The author goes about the proof by recapitulating the years from Obama’s election to the attack on the Capitol. This is not an argument; it is a description. From the beginning chapters, strangely fixated on Ta-Nehisi Coates in what feels like an attempt to shame him, to the closing chapters, where the author gives the aborted coup an “other than that, Mrs. Lincoln, how was the play?”, there is no reasoning. It is someone telling you a series of major news events from then to now.
The idea, I think, is that if you explain the major ways in which the consensus view at the time was incorrect, it provides a justification for people’s anger. And this is interesting. But I think here that the conclusion is get your news from slow media. The author’s own point is not proved or disproved. Cultural trends, and culture includes politics, affect what is being reported, but how do I know that this is not post hoc, propter hoc? And the point, for instance, of the marketplace of ideas and a free media in a democratic society is meant to be self-correcting. I assume the counter-argument is that the woke are uniquely censorious, yet we are having this conversation, so surely that cannot be the end.

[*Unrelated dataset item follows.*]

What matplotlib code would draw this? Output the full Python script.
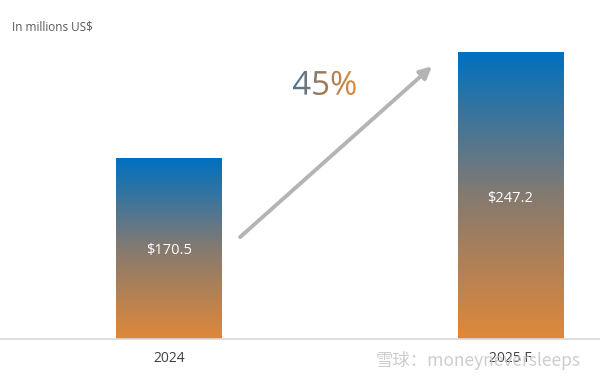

Let us assume that the facts as described here, which suggest that the media and the public made a sow’s ear of the various events. I am not going to try to engage in that, as this is a highly detailed sort of analysis unfit for a review by a non-expert.3 How does any level of looting that arose out of what happened with George Floyd make it okay to kill law enforcement due to a lie specifically propagated to stop a free election? That whataboutism was codified in the U.S.S.R. as “and yet you are lynching Negros” has never been as apropos.
And let us close this circle with the contemporary hour. A principled version of this book is conceivable. It would take looking at both of the failed media ecosystems. It would take skewering what is going on now with media companies. It would be less interested in some celebrities Xitter and more interested that the U.S. government does not need to jawbone in order to jawbone, because the degree to which companies and institutions comply in advance in the interest of self-gain is not tragic but pathetic.

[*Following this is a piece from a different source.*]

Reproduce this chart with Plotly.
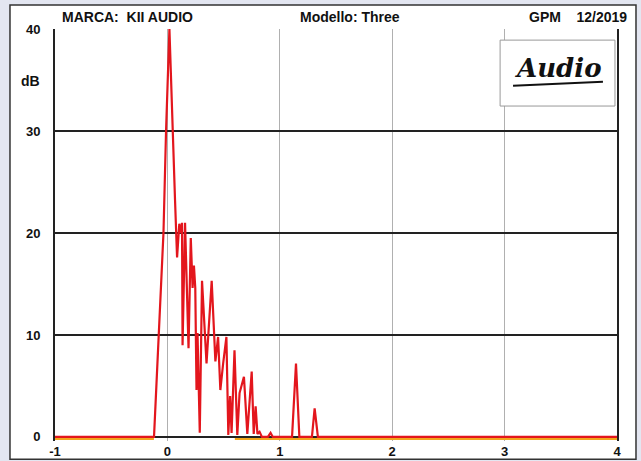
import plotly.graph_objects as go

# Waterfall/energy-time style trace (dB vs time, ms)
x_vals = [-1.0, -0.119, -0.035, -0.012, 0.018, 0.044, 0.068, 0.086, 0.106, 0.121,
          0.130, 0.135, 0.157, 0.188, 0.208, 0.224, 0.236, 0.248, 0.259, 0.268,
          0.288, 0.308, 0.348, 0.394, 0.427, 0.451, 0.471, 0.496, 0.525, 0.542,
          0.558, 0.571, 0.597, 0.622, 0.642, 0.681, 0.711, 0.750, 0.768, 0.785,
          0.801, 0.820, 0.841, 0.894, 0.918, 0.938, 1.109, 1.144, 1.174, 1.286,
          1.310, 1.339, 4.0]
db_vals = [0.0, 0.0, 20.0, 30.0, 40.0, 30.0, 23.2, 17.6, 20.9, 20.0,
           21.0, 9.0, 21.0, 8.7, 19.5, 14.6, 16.8, 14.6, 4.6, 10.2,
           0.4, 15.3, 7.2, 15.3, 7.4, 9.8, 4.6, 7.2, 9.8, 0.2,
           4.0, 0.4, 8.5, 0.2, 4.3, 5.9, 0.3, 6.4, 0.3, 3.0,
           0.3, 0.5, 0.0, 0.0, 0.4, 0.0, 0.0, 7.2, 0.0, 0.0,
           2.8, 0.0, 0.0]

floor_x = [-1.0, -0.12, None, 0.6, 4.0]
floor_db = [-0.2, -0.2, None, -0.2, -0.2]

x_ticks = [-1, 0, 1, 2, 3, 4]
y_ticks = [0, 10, 20, 30, 40]

FONT = "Liberation Sans"

fig = go.Figure()
fig.add_trace(go.Scatter(x=floor_x, y=floor_db, mode="lines",
                         line=dict(color="#f2a51c", width=2), hoverinfo="skip",
                         showlegend=False))
fig.add_trace(go.Scatter(x=x_vals, y=db_vals, mode="lines",
                         line=dict(color="#e3161d", width=2.2), showlegend=False))

tick_font = dict(family=FONT, size=13, weight="bold", color="#111")
fig.update_layout(
    width=641, height=461,
    margin=dict(l=55, r=24, t=29, b=20),
    paper_bgcolor="#e3e6f1",
    plot_bgcolor="rgba(0,0,0,0)",
    font=dict(family=FONT, size=12, color="#111111"),
    xaxis=dict(range=[-1, 4], tickvals=x_ticks, ticktext=[str(v) for v in x_ticks],
               showgrid=True, gridcolor="#b0b0b0", gridwidth=1,
               zeroline=False, showline=False, ticks="", automargin=False,
               tickfont=tick_font, ticklabelstandoff=1),
    yaxis=dict(range=[-0.4, 40], tickvals=y_ticks, ticktext=[str(v) for v in y_ticks],
               showgrid=True, gridcolor="#222222", gridwidth=1.6,
               zeroline=True, zerolinecolor="#222222", zerolinewidth=1.6,
               showline=True, mirror=True, linecolor="#222222", linewidth=1.8,
               ticks="", automargin=False, tickfont=tick_font, ticklabelstandoff=10),
)

# outer white frame
fig.add_shape(type="rect", xref="paper", yref="paper",
              x0=-0.0801, x1=1.0338, y0=-0.044, y1=1.058,
              line=dict(color="#333333", width=1.5), fillcolor="white", layer="below")

# logo box
fig.add_shape(type="rect", xref="paper", yref="paper",
              x0=0.792, x1=0.9964, y0=0.813, y1=0.973,
              line=dict(color="#999999", width=1), fillcolor="white", layer="above")
fig.add_annotation(xref="paper", yref="paper", x=0.894, y=0.905,
                   xanchor="center", yanchor="middle",
                   text="Audio", showarrow=False,
                   font=dict(family="DejaVu Serif", size=26, color="#111111",
                             style="italic", weight="bold"))
fig.add_shape(type="line", xref="paper", yref="paper",
              x0=0.815, x1=0.975, y0=0.862, y1=0.872,
              line=dict(color="#111111", width=2), layer="above")

hdr = dict(family=FONT, size=14, weight="bold", color="#111111")
fig.add_annotation(xref="paper", yref="paper", x=0.009, y=1.028, xanchor="left",
                   yanchor="middle", text="MARCA:  KII AUDIO", showarrow=False, font=hdr)
fig.add_annotation(xref="paper", yref="paper", x=0.525, y=1.028, xanchor="center",
                   yanchor="middle", text="Modello: Three", showarrow=False, font=hdr)
fig.add_annotation(xref="paper", yref="paper", x=1.021, y=1.028, xanchor="right",
                   yanchor="middle", text="GPM&nbsp;&nbsp;&nbsp;&nbsp;12/2019",
                   showarrow=False, font=hdr)
fig.add_annotation(xref="paper", yref="paper", x=-0.043, y=0.874, xanchor="center",
                   yanchor="middle", text="dB", showarrow=False, font=hdr)

fig.write_html("out.html")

And yet, and yet, I do not think that the book is bad.
It is polemic, and much of what I thrilled about here is the function of the polemic. I envy the author’s mastery of the sneering aside, and the non-argument is unassailable, making it perfect: since there is no argument, only the implication of one, all that is there to argue with is the facts. It looks strong, since facts are facts, but facts are not evidence. They are what evidence is made of. And neither is a result.
Again, the sort of potential in a coherent version of this book is huge. One of the repeated tricks in the book is to point to similar events to one that got major traction, then let the implication that the Illuminati is cherry-picking, but that question is pretty interesting. Different events pick up different frames of meaning, that include some facts and exclude others. It is interesting to think about why that is. It is equally interesting to think about whether the tail is wagging the dog: does the frame create the story or does the story create the frame.
I am particularly irritated here in that there is a sort of grand architecture offered in the opening chapter arguing for a return to an idea of Americanism. Cynically though it seems present only to afford something to point at as a thesis, or at least is a one-off comment, and only returned to through implication. You can read where the argument might have been made at some point, though it is not. Instead the argument is that Matt Bors cartoon, except in the third person.
So the book is not outright harmful, though it will be used for harm. It is well written if argumentation as a science interests you. But, like, read the Harper’s letter and save your $30 plus tax.
My thanks to the author, Thomas Chatterton Williams, for writing the book, and to the publisher, Knopf, Pantheon, Vintage, and Anchor, for making the ARC available to me.
- I, generally, make a point to follow the use of language of the author. The politics of naming groups is complex and non-obvious, but I feel like I am in their house so I abide by their rules. Here I do not. This is not because I disagree with the author over the capitalization of black, but to make a point in this footnote about the author’s use of footnotes. In the body of the text the author will make a guarded but inoffensive statement, so you think you have read a measured and center-right argument, then use the footnotes for mean-spirited attacks. It is burlesque: you see what you think you saw. ↩︎
- Again, I would not feel compelled to mention this, except for how often the author reminds you that he lives in France. Usually without relevance, though there is one chapter that is about contemporary French intellectual discourse and how it has been poisoned by the U.S. discourse. Which the author raises in the inverse of the way the story is usually told what with the dogwhistle that is Cultural Marxism, but, like the rest of the book, having mentioned the fact, the author feels no need to prove that his assertion is correct.
Of course, there is a major point of relevance to the fact that the author lives in France, which is that he is not in the U.S.. So, like a tech magnate with a climate-proof enclave in New Zealand, he got his. He has no skin in the game. He and his will be better off if the rest of us are fucked, and he then gets to go on whatever future European talking circuit as a phony Cassandra.